Минутной младости минутные друзья;


И вы, наперсницы порочных заблуждений,


Которым без любви я жертвовал собой,


Покоем, славою, свободой и душой,


И вы забыты мной, изменницы младые,


Подруги тайные моей весны златыя,


И вы забыты мной… Но прежних сердца ран,


Глубоких ран любви, ничто не излечило…


Шуми, шуми, послушное ветрило,


Волнуйся подо мной, угрюмый океан…







А. С. Пушкин — барону Д. Д. Дельвигу

В Юрзуфе жил я сиднем, купался в море и объедался виноградом; я тотчас привык к полуденной природе и наслаждался ею со всем равнодушием и беспечностью неаполитанского лаццарони. Я любил, проснувшись ночью, слушать шум моря — и заслушиваться целые часы. В двух шагах от дома рос молодой кипарис; каждое утро я навещал его, и к нему привязался чувством, похожим на дружество.
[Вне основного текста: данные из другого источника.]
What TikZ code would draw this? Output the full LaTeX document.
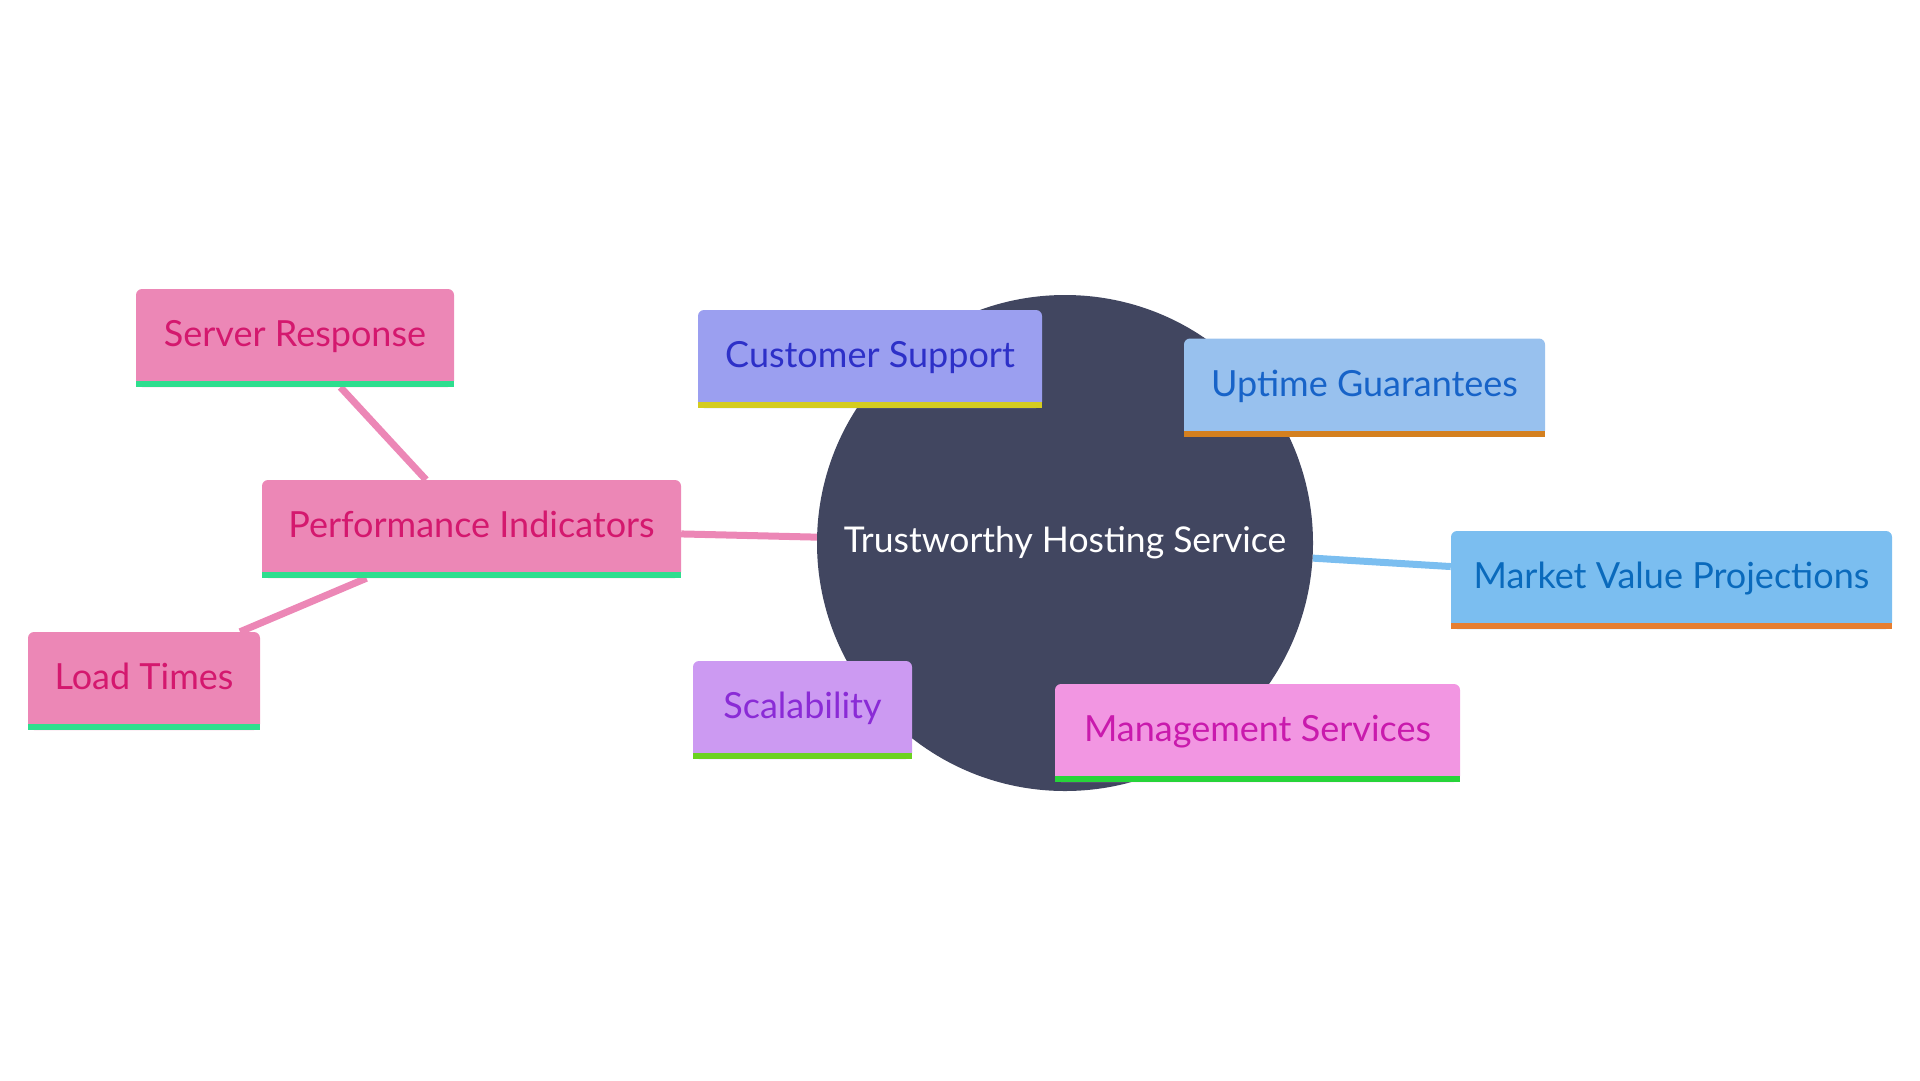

Я объехал полуденный берег, но страшный переход по скалам Кикинеиса не оставил ни малейшего следа в моей памяти… Мы переехали горы, и первый предмет, поразивший меня, была береза, северная береза! Сердце мое сжалось, я начал уже тосковать о милом полудне, хотя все еще находился в Тавриде. Георгиевский монастырь и его крутая лестница к морю оставили во мне сильное впечатление. Тут же видел я баснословные развалины храма Дианы. Видимо, мифологические предания счастливее для меня воспоминаний исторических; по крайней мере, тут посетили меня рифмы. Я думал стихами.


А. С. Пушкин — Л. С. Пушкину

Корабль плыл перед горами, покрытыми тополями, виноградом, лаврами и кипарисами; везде мелькали татарские селения; он остановился в виду Юрзуфа. Там прожил я три недели. Мой друг, счастливейшие минуты жизни моей провел я посреди семейства почтенного Раевского. Я не видел в нем героя, славу русского войска, я в нем любил человека с ясным умом, с простой прекрасной душою, снисходительного, попечительного друга, всегда милаго, ласковаго хозяина. Свидетель Екатерининского века, памятник 12 года; человек без предрассудков, с сильным характером и чувствительный, он невольно привяжет к себе всякого, кто только достоин понимать и ценить его высокие качества. Старший сын его будет более, нежели известен. Все его дочери — прелесть; старшая — женщина необыкновенная.